Words by Antonia Windsor


“Castries is the place that holds the most memories for me, because that is where I grew up,” he said. “And the Vigie Peninsula. There used to be a long avenue of palm trees where the airstrip is. It’s quite different now.”Castries is a bustling market town and the capital of the island. In Derek Walcott Square a large sign, bearing an oversized portrait, states that the square was renamed in 1993, the year after he won the Nobel Prize for Literature. Inside the park there are two busts, one of Walcott and one of his fellow Nobel winner, economist Arthur Lewis.

“Going anywhere was a serious expedition when I was a child,” he recalled. “We occasionally went to Soufriere, the next important town, although it was almost impossible along the mountain roads. They were tortuous. The best way to get there was, and still is, by boat.” By car, it takes 90 minutes lurching down a twisting road to reach Soufriere. The town was established by the French in 1746 and there is still a Gallic whiff air about the place. The pastel-painted wooden buildings with first-floor verandas date back to that time and are remarkably well preserved.

St Lucia is a teardrop-shaped island to the southeast of Martinique in the Lesser Antilles of the Windward Islands. For centuries it changed hands between the British and the French before becoming a British colony in 1848. It achieved independence in 1979. It has palm-fringed white sand beaches, miles of rainforest and the pulse of a laid-back reggae beat. In his poetry, Walcott refers to St Lucia as “a place of light with luminous valleys”, he also often calls it the “horned island”, in reference to the Pitons, the island’s defining mountains. And as much as he realised the importance of tourism to the St Lucian economy, tourists appear in his work “grilling their backs in the noon barbecue”.

“I would encourage people not to keep to the cocoon of their resort. You need to see what life is really like here, meet the locals, listen to the language."

Derek Walcott


“If I had visitors, I’d take them to the sulphur springs just outside Soufriere. Then I’d take them up to Dasheene Restaurant at Ladera.” Walcott said. 

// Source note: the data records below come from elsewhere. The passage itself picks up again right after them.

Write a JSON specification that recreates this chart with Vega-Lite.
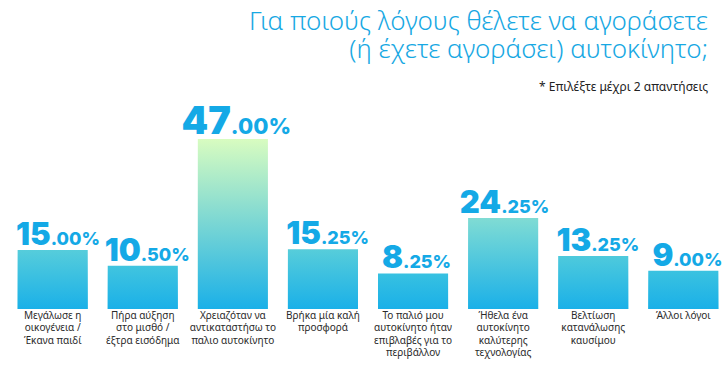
{
  "$schema": "https://vega.github.io/schema/vega-lite/v6.json",
  "width": 720,
  "height": 170,
  "autosize": {"type": "none"},
  "padding": {"left": 8, "top": 139, "right": 0, "bottom": 60},
  "background": "white",
  "config": {"view": {"stroke": null}},
  "title": {
    "text": ["Για ποιούς λόγους θέλετε να αγοράσετε", "(ή έχετε αγοράσει) αυτοκίνητο;"],
    "subtitle": "* Επιλέξτε μέχρι 2 απαντήσεις",
    "anchor": "end",
    "frame": "group",
    "orient": "top",
    "font": "Noto Sans",
    "fontSize": 26,
    "fontWeight": 300,
    "color": "#17a8e3",
    "lineHeight": 28,
    "subtitleFont": "Noto Sans",
    "subtitleFontSize": 12,
    "subtitleColor": "#222222",
    "subtitlePadding": 19,
    "offset": 11,
    "dx": -20
  },
  "data": {
    "values": [
      {"label": "Μεγάλωσε η\nοικογένεια /\nΈκανα παιδί", "value": 15, "whole": "15", "frac": ".00%"},
      {"label": "Πήρα αύξηση\nστο μισθό /\nέξτρα εισόδημα", "value": 10.5, "whole": "10", "frac": ".50%"},
      {"label": "Χρειαζόταν να\nαντικαταστήσω το\nπαλιο αυτοκίνητο", "value": 47, "whole": "47", "frac": ".00%"},
      {"label": "Βρήκα μία καλή\nπροσφορά", "value": 15.25, "whole": "15", "frac": ".25%"},
      {"label": "Το παλιό μου\nαυτοκίνητο ήταν\nεπιβλαβές για το\nπεριβάλλον", "value": 8.25, "whole": "8", "frac": ".25%"},
      {"label": "Ήθελα ένα\nαυτοκίνητο\nκαλύτερης\nτεχνολογίας", "value": 24.25, "whole": "24", "frac": ".25%"},
      {"label": "Βελτίωση\nκατανάλωσης\nκαυσίμου", "value": 13.25, "whole": "13", "frac": ".25%"},
      {"label": "Άλλοι λόγοι", "value": 9, "whole": "9", "frac": ".00%"}
    ]
  },
  "encoding": {
    "x": {
      "field": "label",
      "type": "nominal",
      "sort": null,
      "axis": null,
      "scale": {"paddingInner": 0.222, "paddingOuter": 0.107}
    }
  },
  "layer": [
    {
      "mark": {"type": "bar"},
      "encoding": {
        "y": {"field": "value", "type": "quantitative", "scale": {"domain": [-2, 47], "nice": false, "zero": false}, "axis": null},
        "y2": {"datum": -2},
        "color": {
          "field": "value",
          "type": "quantitative",
          "scale": {"domain": [0, 24.25, 47], "range": ["#1ab0e8", "#80dcd4", "#d8fcc0"]},
          "legend": null
        }
      }
    },
    {
      "mark": {
        "type": "bar",
        "fill": {
          "gradient": "linear",
          "x1": 0, "y1": 0, "x2": 0, "y2": 1,
          "stops": [
            {"offset": 0, "color": "rgba(26,176,232,0)"},
            {"offset": 1, "color": "#1ab0e8"}
          ]
        }
      },
      "encoding": {
        "y": {"field": "value", "type": "quantitative"},
        "y2": {"datum": -2}
      }
    },
    {
      "mark": {
        "type": "text",
        "align": "right",
        "baseline": "alphabetic",
        "dy": -5,
        "dx": {"expr": "length(datum.whole) == 1 ? -10 : -2"},
        "font": "Inter",
        "fontWeight": 900,
        "color": "#14a9e6"
      },
      "encoding": {
        "y": {"field": "value", "type": "quantitative"},
        "text": {"field": "whole", "type": "nominal"},
        "size": {"condition": {"test": "datum.value > 40", "value": 38}, "value": 31}
      }
    },
    {
      "mark": {
        "type": "text",
        "align": "left",
        "baseline": "alphabetic",
        "dy": -5,
        "dx": {"expr": "length(datum.whole) == 1 ? -10 : -2"},
        "font": "Inter",
        "fontWeight": 800,
        "color": "#14a9e6"
      },
      "encoding": {
        "y": {"field": "value", "type": "quantitative"},
        "text": {"field": "frac", "type": "nominal"},
        "size": {"condition": {"test": "datum.value > 40", "value": 22}, "value": 18}
      }
    },
    {
      "mark": {
        "type": "text",
        "align": "center",
        "baseline": "top",
        "lineBreak": "\n",
        "lineHeight": 12.3,
        "dy": 2,
        "font": "Noto Sans",
        "fontSize": 10,
        "color": "#2a2a2a"
      },
      "encoding": {
        "y": {"datum": -2},
        "text": {"field": "label", "type": "nominal"}
      }
    }
  ]
}
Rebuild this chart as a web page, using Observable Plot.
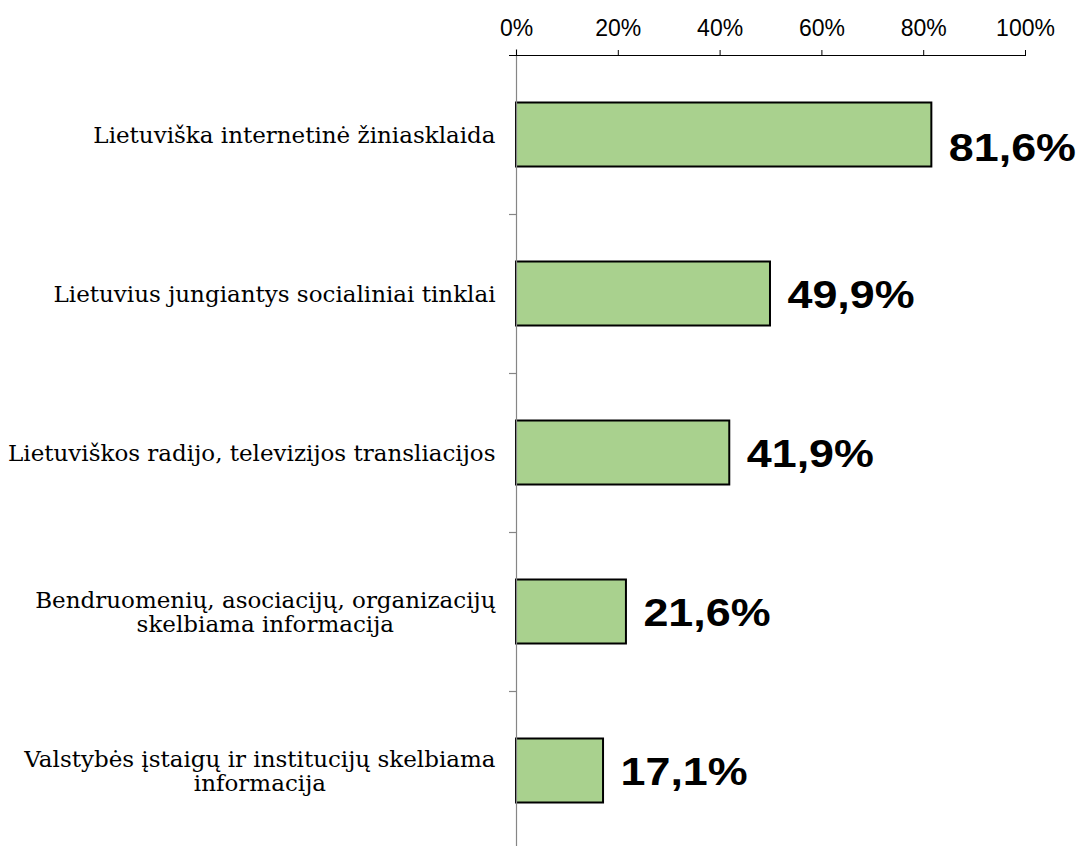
<!DOCTYPE html>
<html><head><meta charset="utf-8">
<script src="https://cdn.jsdelivr.net/npm/d3@7"></script>
<script src="https://cdn.jsdelivr.net/npm/@observablehq/plot@0.6"></script>
<style>body{margin:0;background:#fff;overflow:hidden;}</style>
</head><body><div id="chart"></div>
<script>
const categories = [
  "Lietuviška internetinė žiniasklaida",
  "Lietuvius jungiantys socialiniai tinklai",
  "Lietuviškos radijo, televizijos transliacijos",
  "Bendruomenių, asociacijų, organizacijų\nskelbiama informacija",
  "Valstybės įstaigų ir institucijų skelbiama\ninformacija"
];
const values = [81.6, 49.9, 41.9, 21.6, 17.1];
const valueLabels = ["81,6%", "49,9%", "41,9%", "21,6%", "17,1%"];
const xTicks = [0, 20, 40, 60, 80, 100];
const xTickLabels = ["0%", "20%", "40%", "60%", "80%", "100%"];

const data = categories.map((c, i) => ({category: c, value: values[i], label: valueLabels[i]}));

const serif = "DejaVu Serif, serif";
const sans = "Liberation Sans, Arial, sans-serif";
const half = 79.5;
const plot = Plot.plot({
  width: 1081, height: 850,
  marginTop: 55, marginBottom: 0, marginLeft: 516, marginRight: 56,
  x: {domain: [0, 100], axis: null},
  y: {domain: categories, padding: 0, axis: null},
  marks: [
    Plot.barX(data, {x: "value", y: "category", fill: "#A9D18E", stroke: "#000", strokeWidth: 2, insetTop: 47.5, insetBottom: 47.5}),
    Plot.ruleX([0], {stroke: "#868686", strokeWidth: 1.2, insetTop: -6}),
    Plot.ruleY(categories.slice(1), {y: d => d, x1: 0, x2: 0, insetLeft: -7, dy: -half, stroke: "#868686", strokeWidth: 1.2}),
    Plot.ruleY(categories.slice(0, 1), {y: d => d, x1: 0, x2: 100, insetLeft: -7, dy: -half, stroke: "#000", strokeWidth: 1.2}),
    Plot.axisX(xTicks, {anchor: "top", label: null, tickSize: 6, tickPadding: 14, tickFormat: d => xTickLabels[xTicks.indexOf(d)], fontSize: 23, fontFamily: sans, color: "#000", stroke: "#000"}),
    Plot.text(data, {y: "category", text: "category", frameAnchor: "left", dx: -21, textAnchor: "end", fontFamily: serif, fontSize: 23, lineHeight: 1.08, fill: "#000"}),
    Plot.text(data.slice(0, 1), {x: "value", y: "category", text: "label", dx: 17, dy: 14, textAnchor: "start", fontWeight: "bold", fontFamily: sans, fontSize: 38, fill: "#000"}),
    Plot.text(data.slice(1), {x: "value", y: "category", text: "label", dx: 17, dy: 2, textAnchor: "start", fontWeight: "bold", fontFamily: sans, fontSize: 38, fill: "#000"})
  ]
});
document.getElementById("chart").appendChild(plot);

plot.querySelectorAll("text").forEach(t => {
  const spans = t.querySelectorAll("tspan");
  if (spans.length > 1) {
    // center the lines of a multi-line category label within its block
    let w = 0;
    spans.forEach(s => { s.setAttribute("font-family", serif); w = Math.max(w, s.getComputedTextLength()); });
    t.setAttribute("text-anchor", "middle");
    spans.forEach(s => s.setAttribute("x", -w / 2));
  }
  if (valueLabels.includes(t.textContent)) {
    // widen the bold value labels like the reference rendering
    const tr = t.getAttribute("transform");
    if (tr) t.setAttribute("transform", tr + " scale(1.18,1)");
  }
});
</script>
</body></html>
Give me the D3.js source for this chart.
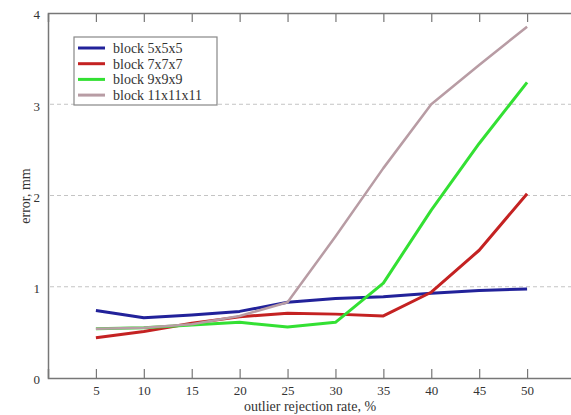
<!DOCTYPE html>
<html>
<head>
<meta charset="utf-8">
<script src="https://cdn.jsdelivr.net/npm/d3@7"></script>
<style>
  body { margin: 0; background: #fff; }
  svg text { font-family: "Liberation Serif", "DejaVu Serif", serif !important; fill: #333; }
</style>
</head>
<body>
<div id="chart"></div>
<script>
// data
var rates = [5, 10, 15, 20, 25, 30, 35, 40, 45, 50];
var block5 = [0.74, 0.66, 0.69, 0.73, 0.83, 0.87, 0.89, 0.93, 0.96, 0.975];
var block7 = [0.44, 0.51, 0.60, 0.67, 0.71, 0.70, 0.68, 0.94, 1.40, 2.02];
var block9 = [0.54, 0.55, 0.58, 0.61, 0.56, 0.61, 1.04, 1.84, 2.57, 3.24];
var block11 = [0.54, 0.55, 0.59, 0.68, 0.83, 1.55, 2.30, 3.00, 3.43, 3.85];
var seriesNames = ["block 5x5x5", "block 7x7x7", "block 9x9x9", "block 11x11x11"];
var seriesColors = ["#22229a", "#c42222", "#33e033", "#b89ca4"];
var yTicks = [0, 1, 2, 3, 4];
var gridTicks = [1, 2, 3];

var svgWidth = 571;
var svgHeight = 415;
var margin = { top: 13, right: -4, bottom: 37, left: 48 };
var width = svgWidth - margin.left - margin.right;
var height = svgHeight - margin.top - margin.bottom;

var svg = d3.select("#chart").append("svg")
  .attr("width", svgWidth)
  .attr("height", svgHeight);

var chartGroup = svg.append("g")
  .attr("transform", `translate(${margin.left}, ${margin.top})`);

var x = d3.scaleLinear().domain([0, 55]).range([0, width]);
var y = d3.scaleLinear().domain([0, 4]).range([height, 0]);

// dashed grid
chartGroup.selectAll(".grid")
  .data(gridTicks)
  .enter()
  .append("line")
  .attr("x1", 2)
  .attr("x2", width)
  .attr("y1", d => y(d))
  .attr("y2", d => y(d))
  .attr("stroke", "#c4c4c4")
  .attr("stroke-dasharray", "4,3");

// bottom axis, ticks pointing inward
var bottomAxis = d3.axisBottom(x).tickValues(rates).tickSize(-9).tickPadding(8);
var xAxis = chartGroup.append("g")
  .attr("transform", `translate(0, ${height})`)
  .call(bottomAxis);

// top border with inward ticks
var topAxis = d3.axisTop(x).tickValues(rates).tickSize(-9).tickFormat("");
var xTop = chartGroup.append("g").call(topAxis);

var leftAxis = d3.axisLeft(y).tickValues(yTicks).tickSize(0).tickPadding(8).tickFormat(d3.format("d"));
var yAxis = chartGroup.append("g").call(leftAxis);

[xAxis, xTop, yAxis].forEach(function(a) {
  a.attr("font-family", null);
  a.select(".domain").attr("stroke", "#777").attr("stroke-width", 1.5);
  a.selectAll(".tick line").attr("stroke", "#777").attr("stroke-width", 1.2);
  a.selectAll("text").attr("font-size", "13px").attr("fill", "#333");
});
yAxis.selectAll(".tick text").attr("dy", "0.45em");

// lines
var allSeries = [block5, block7, block9, block11];
var line = d3.line()
  .x((d, i) => x(rates[i]))
  .y(d => y(d));

chartGroup.selectAll(".series")
  .data(allSeries)
  .enter()
  .append("path")
  .attr("d", d => line(d))
  .attr("fill", "none")
  .attr("stroke", (d, i) => seriesColors[i])
  .attr("stroke-width", (d, i) => i === 3 ? 2.5 : 3)
  .attr("stroke-linejoin", "round");

// legend
var legend = svg.append("g").attr("transform", "translate(74, 37)");
legend.append("rect")
  .attr("width", 143)
  .attr("height", 68)
  .attr("fill", "#fff")
  .attr("stroke", "#888")
  .attr("stroke-width", 1.2);

var items = legend.selectAll(".item")
  .data(seriesNames)
  .enter()
  .append("g")
  .attr("transform", (d, i) => `translate(0, ${11 + i * 15.7})`);

items.append("line")
  .attr("x1", 4).attr("x2", 31)
  .attr("stroke", (d, i) => seriesColors[i])
  .attr("stroke-width", 3);

items.append("text")
  .attr("x", 39)
  .attr("dy", "0.35em")
  .attr("font-size", "14px")
  .text(d => d);

// axis titles
svg.append("text")
  .attr("x", 310)
  .attr("y", 411)
  .attr("text-anchor", "middle")
  .attr("font-size", "14px")
  .text("outlier rejection rate, %");

svg.append("text")
  .attr("transform", "rotate(-90)")
  .attr("x", -196)
  .attr("y", 30)
  .attr("text-anchor", "middle")
  .attr("font-size", "14px")
  .text("error, mm");
</script>
</body>
</html>
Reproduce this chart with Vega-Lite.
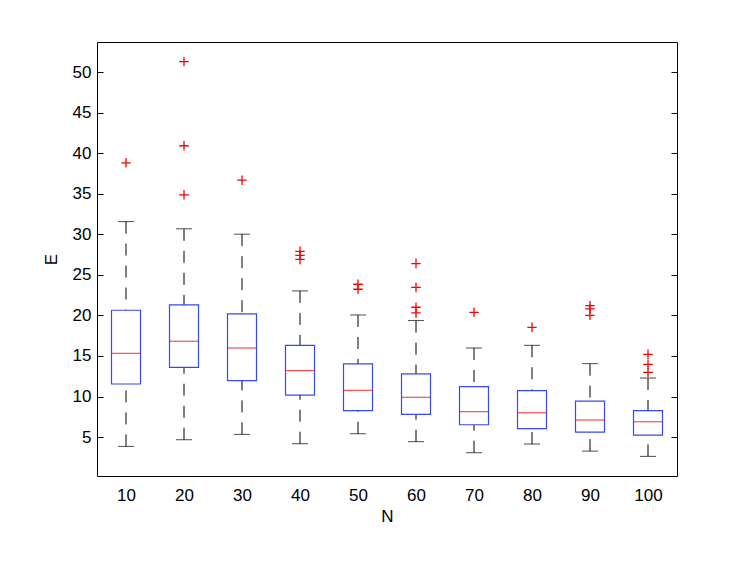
{
  "$schema": "https://vega.github.io/schema/vega-lite/v6.json",
  "autosize": "none",
  "width": 580,
  "height": 434,
  "padding": {"left": 97, "top": 42, "right": 70, "bottom": 86},
  "background": "white",
  "config": {
    "view": {"stroke": "#000000", "strokeWidth": 1},
    "font": "Liberation Sans",
    "axis": {
      "grid": false,
      "domain": false,
      "labelFont": "Liberation Sans",
      "labelFontSize": 17,
      "labelColor": "#000000",
      "titleFont": "Liberation Sans",
      "titleFontSize": 17,
      "titleFontWeight": "normal",
      "titleColor": "#000000",
      "tickColor": "#000000"
    }
  },
  "datasets": {
    "boxes": [
      {"N": 10, "lower": 3.85, "q1": 11.54, "median": 15.32, "q3": 20.63, "upper": 31.56},
      {"N": 20, "lower": 4.67, "q1": 13.6, "median": 16.81, "q3": 21.29, "upper": 30.67},
      {"N": 30, "lower": 5.33, "q1": 11.95, "median": 15.98, "q3": 20.18, "upper": 30.01},
      {"N": 40, "lower": 4.18, "q1": 10.18, "median": 13.19, "q3": 16.31, "upper": 23.02},
      {"N": 50, "lower": 5.41, "q1": 8.25, "median": 10.76, "q3": 14.01, "upper": 20.05},
      {"N": 60, "lower": 4.43, "q1": 7.8, "median": 9.9, "q3": 12.78, "upper": 19.36},
      {"N": 70, "lower": 3.07, "q1": 6.52, "median": 8.13, "q3": 11.21, "upper": 15.98},
      {"N": 80, "lower": 4.14, "q1": 6.03, "median": 8.0, "q3": 10.72, "upper": 16.31},
      {"N": 90, "lower": 3.27, "q1": 5.62, "median": 7.1, "q3": 9.44, "upper": 14.05},
      {"N": 100, "lower": 2.62, "q1": 5.25, "median": 6.89, "q3": 8.25, "upper": 12.28}
    ],
    "outliers": [
      {"N": 10, "E": 38.81},
      {"N": 20, "E": 51.28},
      {"N": 20, "E": 40.91},
      {"N": 20, "E": 34.86},
      {"N": 30, "E": 36.67},
      {"N": 40, "E": 27.9},
      {"N": 40, "E": 27.4},
      {"N": 40, "E": 26.9},
      {"N": 50, "E": 23.84},
      {"N": 50, "E": 23.22},
      {"N": 60, "E": 26.39},
      {"N": 60, "E": 23.45},
      {"N": 60, "E": 21.0},
      {"N": 60, "E": 20.3},
      {"N": 70, "E": 20.38},
      {"N": 80, "E": 18.53},
      {"N": 90, "E": 21.2},
      {"N": 90, "E": 20.8},
      {"N": 90, "E": 20.0},
      {"N": 100, "E": 15.2},
      {"N": 100, "E": 13.97},
      {"N": 100, "E": 12.98}
    ]
  },
  "resolve": {"axis": {"y": "independent", "x": "independent"}},
  "layer": [
    {
      "data": {"name": "boxes"},
      "mark": {"type": "rule", "color": "#000000", "strokeWidth": 1, "strokeDash": [12, 10]},
      "encoding": {
        "x": {"field": "N", "type": "quantitative", "scale": {"domain": [5, 105], "nice": false, "zero": false, "padding": 0},
          "axis": {"values": [10, 20, 30, 40, 50, 60, 70, 80, 90, 100], "ticks": false, "labelPadding": 11, "title": "N", "titlePadding": 5, "labelFlush": false}},
        "y": {"field": "upper", "type": "quantitative", "scale": {"domain": [0.2, 53.7], "nice": false, "zero": false, "padding": 0},
          "axis": {"orient": "left", "values": [5, 10, 15, 20, 25, 30, 35, 40, 45, 50], "tickSize": -6, "labelPadding": 12, "title": "E", "titlePadding": 12, "labelFlush": false}},
        "y2": {"field": "q3"}
      }
    },
    {
      "data": {"name": "boxes"},
      "mark": {"type": "rule", "color": "#000000", "strokeWidth": 1, "strokeDash": [12, 10]},
      "encoding": {
        "x": {"field": "N", "type": "quantitative", "axis": null},
        "y": {"field": "lower", "type": "quantitative", "axis": null},
        "y2": {"field": "q1"}
      }
    },
    {
      "data": {"name": "boxes"},
      "mark": {"type": "tick", "orient": "horizontal", "color": "#000000", "size": 16, "thickness": 1},
      "encoding": {
        "x": {"field": "N", "type": "quantitative", "axis": null},
        "y": {"field": "upper", "type": "quantitative", "axis": null}
      }
    },
    {
      "data": {"name": "boxes"},
      "mark": {"type": "tick", "orient": "horizontal", "color": "#000000", "size": 16, "thickness": 1},
      "encoding": {
        "x": {"field": "N", "type": "quantitative", "axis": null},
        "y": {"field": "lower", "type": "quantitative", "axis": null}
      }
    },
    {
      "data": {"name": "boxes"},
      "mark": {"type": "bar", "size": 29, "fill": "white", "fillOpacity": 0, "stroke": "#3347ff", "strokeWidth": 1.2},
      "encoding": {
        "x": {"field": "N", "type": "quantitative", "axis": null},
        "y": {"field": "q1", "type": "quantitative", "axis": null},
        "y2": {"field": "q3"}
      }
    },
    {
      "data": {"name": "boxes"},
      "mark": {"type": "tick", "orient": "horizontal", "color": "#ff0000", "size": 29, "thickness": 1.2},
      "encoding": {
        "x": {"field": "N", "type": "quantitative", "axis": null},
        "y": {"field": "median", "type": "quantitative", "axis": null}
      }
    },
    {
      "data": {"name": "outliers"},
      "mark": {"type": "point", "shape": "M-1,0L1,0M0,-1L0,1", "filled": false, "stroke": "#ff0000", "strokeWidth": 1.3, "size": 90, "opacity": 1},
      "encoding": {
        "x": {"field": "N", "type": "quantitative", "axis": null},
        "y": {"field": "E", "type": "quantitative", "axis": null}
      }
    },
    {
      "data": {"name": "boxes"},
      "mark": {"type": "point", "opacity": 0},
      "encoding": {
        "x": {"field": "N", "type": "quantitative", "axis": null},
        "y": {"field": "median", "type": "quantitative",
          "axis": {"orient": "right", "values": [5, 10, 15, 20, 25, 30, 35, 40, 45, 50], "tickSize": -6, "labels": false, "title": null}}
      }
    }
  ]
}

Ladera is a luxury resort without a beach, nestled into the hillside with unrivalled views of the Pitons. All of the wooden rooms have no fourth wall and are open to the scenic expanse outside. At dinner you can sit surrounded by hummingbirds and tuck into fine Caribbean fusion food.

Another place Walcott enjoyed is Memories of Hong Kong, a Chinese restaurant in Rodney Bay close to where he lives. “There’s a hotel down there called the Royal by Rex Hotel and because it is not all-inclusive it has given rise to what we call ‘restaurant row’ – lots of independent businesses that now benefit from tourism and that we locals can enjoy.”